For the case of simulating a six-sided die roll using a uniform random variable, we utilize a random variable that is continuous, and we must transform it into a discrete outcome. The uniform distribution over [0, 1) is commonly used in statistical simulations because it provides an equal likelihood of values between zero and one. To simulate a die roll:

• The continuous interval [0,1) is scaled to the range [0,6) by multiplying the uniform variable by 6, denoted as 6U.
• A ceiling function is then applied to round up any non-integer number to the nearest whole number, thus mapping values to the range [1, 6].

This method ensures that all integers within the desired range have an equal chance of being selected, which mimics the fairness of a real die.

Probability is the measure of how likely an event is to occur. When simulating discrete random variables like a die roll, each outcome should be equally likely to maintain the fairness inherent to dice.

In the example of the die roll simulation using a uniformly distributed random variable, the probability for each possible outcome can be calculated by:

• Recognizing that the probability distribution of the uniform variable is constant, each equal-sized segment of the uniform distribution corresponds to a possible discrete outcome.
• For a six-sided die, dividing the uniform interval [0, 1) into six equal parts, each of length 1/6, represents the probability of rolling each face of the die.
• Therefore, each outcome from 1 to 6 is associated with a probability of 1/6, ensuring that the die is fair.

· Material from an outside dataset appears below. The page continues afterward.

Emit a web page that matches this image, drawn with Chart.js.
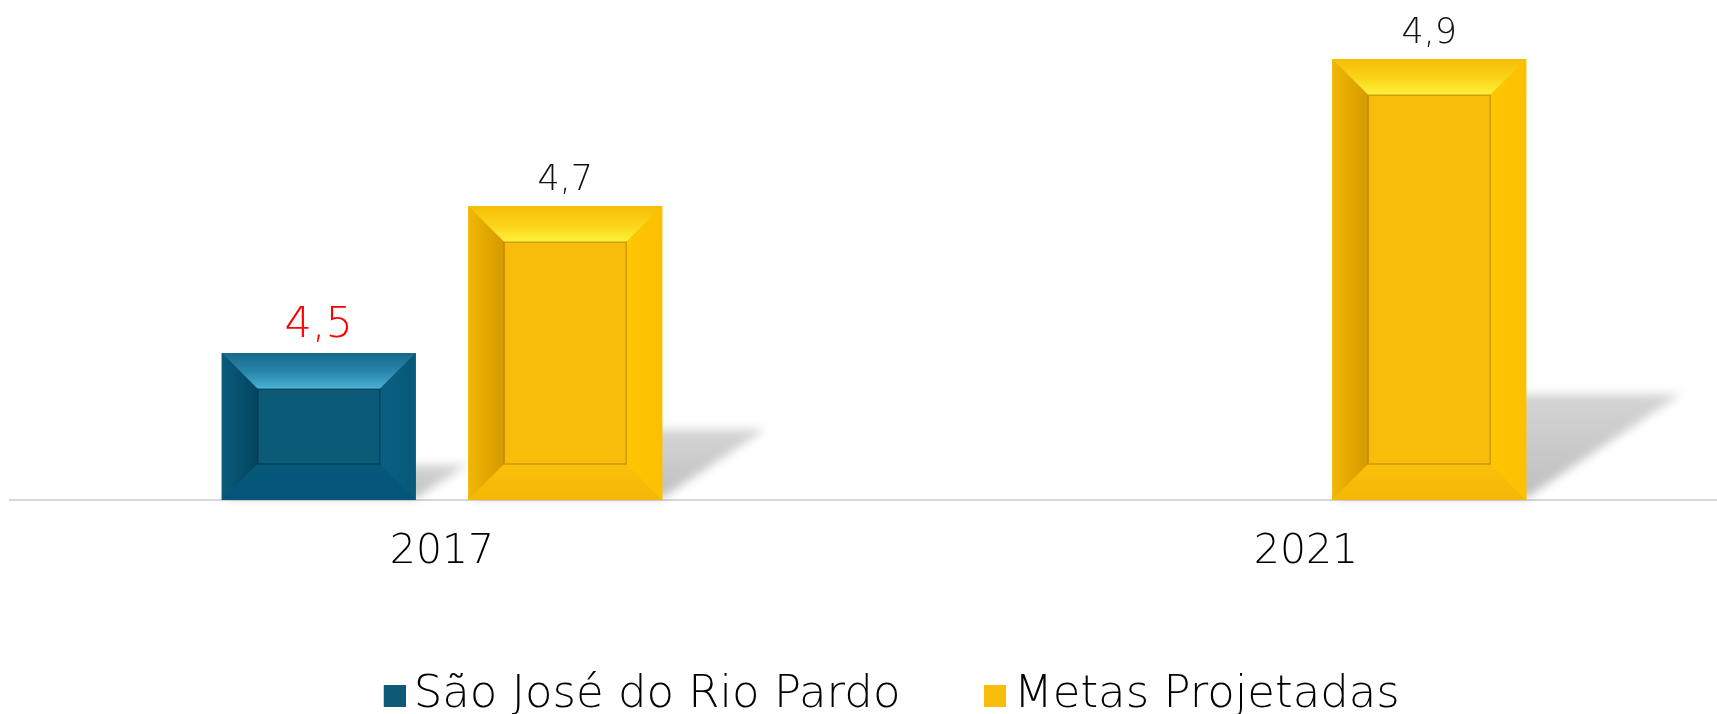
<!DOCTYPE html>
<html><head><meta charset="utf-8">
<script src="https://cdn.jsdelivr.net/npm/chart.js@4/dist/chart.umd.min.js"></script>
<style>
html,body{margin:0;padding:0;background:#fff;overflow:hidden;width:1717px;height:714px;}
#wrap{position:absolute;left:0;top:0;width:1780px;height:728px;}
</style></head><body>
<div id="wrap"><canvas id="c" width="1780" height="728"></canvas></div>
<script>
const categories = ['2017', '2021'];
const seriesNames = ['São José do Rio Pardo', 'Metas Projetadas'];
const saoJoseValues = [4.5, null];
const metasValues = [4.7, 4.9];
const yAxisMin = 4.3;
const yAxisMax = 4.96;

const FONT = '"DejaVu Sans"';
const WEIGHT = '200';
const fmt = v => v.toFixed(1).replace('.', ',');

function swatch(color) {
  const c = document.createElement('canvas');
  c.width = 30; c.height = 22;
  const g = c.getContext('2d');
  g.fillStyle = color; g.fillRect(8, 0, 22, 22);
  return c;
}

const themes = [
  { face: '#0A5A78', top: ['#17688A', '#2A88AC', '#4CB2D5'], left: ['#0B5B7B', '#03445E'], right: ['#0A5F81', '#08597A'], bottom: ['#065979', '#03557A'], line: 'rgba(0,35,55,0.45)', label: '#FF0000', labelSize: 43 },
  { face: '#F8BD0A', top: ['#F5BE06', '#FBD51A', '#FFF23C'], left: ['#F1B605', '#D49A00'], right: ['#FFC603', '#FBC002'], bottom: ['#F9C00C', '#F4B705'], line: 'rgba(160,105,0,0.45)', label: '#111111', labelSize: 35 }
];
const BEVEL = 36;

function barsOf(chart, cb) {
  const floor = chart.chartArea.bottom;
  chart.data.datasets.forEach((ds, di) => {
    const meta = chart.getDatasetMeta(di);
    if (meta.hidden) return;
    meta.data.forEach((el, i) => {
      const v = ds.data[i];
      if (v === null || v === undefined) return;
      const p = el.getProps(['x', 'y', 'base', 'width'], true);
      p.base = Math.min(p.base, floor);
      cb(p, di, v);
    });
  });
}

const shadowPlugin = {
  id: 'shadow',
  beforeDatasetsDraw(chart) {
    const ctx = chart.ctx;
    barsOf(chart, (p) => {
      const h = p.base - p.y;
      const dx = h * 0.35, dy = h * 0.24;
      const l = p.x - p.width / 2, r = p.x + p.width / 2;
      ctx.save();
      ctx.filter = 'blur(5px)';
      const g = ctx.createLinearGradient(0, p.base, 0, p.base - dy);
      g.addColorStop(0, 'rgba(0,0,0,0.25)');
      g.addColorStop(1, 'rgba(0,0,0,0.17)');
      ctx.fillStyle = g;
      ctx.beginPath();
      ctx.moveTo(l, p.base - 2);
      ctx.lineTo(r, p.base - 2);
      ctx.lineTo(r + dx, p.base - dy);
      ctx.lineTo(l + dx, p.base - dy);
      ctx.closePath();
      ctx.fill();
      ctx.restore();
    });
  }
};

function poly(ctx, pts, fill) {
  ctx.beginPath();
  ctx.moveTo(pts[0][0], pts[0][1]);
  for (let k = 1; k < pts.length; k++) ctx.lineTo(pts[k][0], pts[k][1]);
  ctx.closePath();
  ctx.fillStyle = fill;
  ctx.fill();
}

const bevelPlugin = {
  id: 'bevel',
  afterDatasetsDraw(chart) {
    const ctx = chart.ctx;
    barsOf(chart, (p, di) => {
      const t = themes[di];
      const l = p.x - p.width / 2, r = p.x + p.width / 2, tp = p.y, bt = p.base;
      const b = Math.min(BEVEL, (bt - tp) / 2 - 2);
      ctx.save();
      let g = ctx.createLinearGradient(0, tp, 0, tp + b);
      g.addColorStop(0, t.top[0]); g.addColorStop(0.55, t.top[1]); g.addColorStop(1, t.top[2]);
      poly(ctx, [[l, tp], [r, tp], [r - b, tp + b], [l + b, tp + b]], g);
      g = ctx.createLinearGradient(l, 0, l + b, 0);
      g.addColorStop(0, t.left[0]); g.addColorStop(1, t.left[1]);
      poly(ctx, [[l, tp], [l + b, tp + b], [l + b, bt - b], [l, bt]], g);
      g = ctx.createLinearGradient(r - b, 0, r, 0);
      g.addColorStop(0, t.right[0]); g.addColorStop(1, t.right[1]);
      poly(ctx, [[r, tp], [r, bt], [r - b, bt - b], [r - b, tp + b]], g);
      g = ctx.createLinearGradient(0, bt - b, 0, bt);
      g.addColorStop(0, t.bottom[0]); g.addColorStop(1, t.bottom[1]);
      poly(ctx, [[l, bt], [l + b, bt - b], [r - b, bt - b], [r, bt]], g);
      ctx.strokeStyle = t.line;
      ctx.lineWidth = 1.5;
      ctx.strokeRect(l + b, tp + b, r - l - 2 * b, bt - tp - 2 * b);
      ctx.restore();
    });
  }
};

const labelPlugin = {
  id: 'valueLabels',
  afterDatasetsDraw(chart) {
    const ctx = chart.ctx;
    barsOf(chart, (p, di, v) => {
      const t = themes[di];
      ctx.save();
      ctx.font = `${WEIGHT} ${t.labelSize}px ${FONT}`;
      ctx.fillStyle = t.label;
      ctx.textAlign = 'center';
      ctx.textBaseline = 'alphabetic';
      ctx.fillText(fmt(v), p.x, p.y - 16);
      ctx.restore();
    });
  }
};

const chart = new Chart(document.getElementById('c'), {
  type: 'bar',
  data: {
    labels: categories,
    datasets: [
      { label: seriesNames[0], data: saoJoseValues, backgroundColor: themes[0].face, borderWidth: 0, categoryPercentage: 0.5706, barPercentage: 0.787 },
      { label: seriesNames[1], data: metasValues, backgroundColor: themes[1].face, borderWidth: 0, categoryPercentage: 0.5706, barPercentage: 0.787 }
    ]
  },
  options: {
    responsive: false,
    animation: false,
    layout: { padding: { left: 10, right: 0, top: 15, bottom: 0 } },
    plugins: {
      tooltip: { enabled: false },
      legend: {
        position: 'bottom',
        labels: {
          font: { family: FONT, size: 45, weight: WEIGHT },
          color: '#000',
          usePointStyle: true,
          pointStyleWidth: 1,
          boxHeight: 22,
          padding: 90,
          generateLabels(ch) {
            return ch.data.datasets.map((ds, i) => ({
              text: ds.label,
              fillStyle: themes[i].face,
              strokeStyle: themes[i].face,
              lineWidth: 0,
              pointStyle: swatch(themes[i].face),
              hidden: false,
              datasetIndex: i,
              fontColor: '#000'
            }));
          }
        }
      }
    },
    scales: {
      x: {
        type: 'category',
        offset: true,
        grid: { display: false, drawTicks: false },
        border: { display: true, color: '#D9D9D9', width: 2 },
        ticks: { font: { family: FONT, size: 41, weight: WEIGHT }, color: '#000', padding: 28 },
        afterFit(s) { s.height = 83; }
      },
      y: {
        type: 'linear',
        position: 'right',
        min: yAxisMin,
        max: yAxisMax,
        grid: { display: false },
        border: { display: false },
        ticks: { display: false },
        afterFit(s) { s.width = 42; }
      }
    }
  },
  plugins: [shadowPlugin, bevelPlugin, labelPlugin]
});
</script>
</body></html>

All parts are of equal length in the uniform distribution, translating into equal probabilities for each die face, just like in real-world dice.

In mathematics, floor and ceiling functions play an essential role in converting continuous values into discrete ones. These functions round numbers to the nearest integers in specific ways.

For the problem involving a six-sided die:

• The ceiling function, denoted as \( \text{ceil}(x) \), rounds a number up to the nearest integer, which makes it ideal for ensuring all potential outcomes are integers when simulating a die roll with continuous input like \( 6U \).
• The floor function, noted by \( \lfloor x \rfloor \), rounds down to the nearest integer and is used in this solution to calculate the discrete variable \( Y \). In this case, \( Y = \lfloor 6U+1 \rfloor \).

These functions help maintain the integrity of simulations by ensuring that only allowable discrete outcomes occur, crucial for applications needing exact integer representations, such as rolling dice or counting items.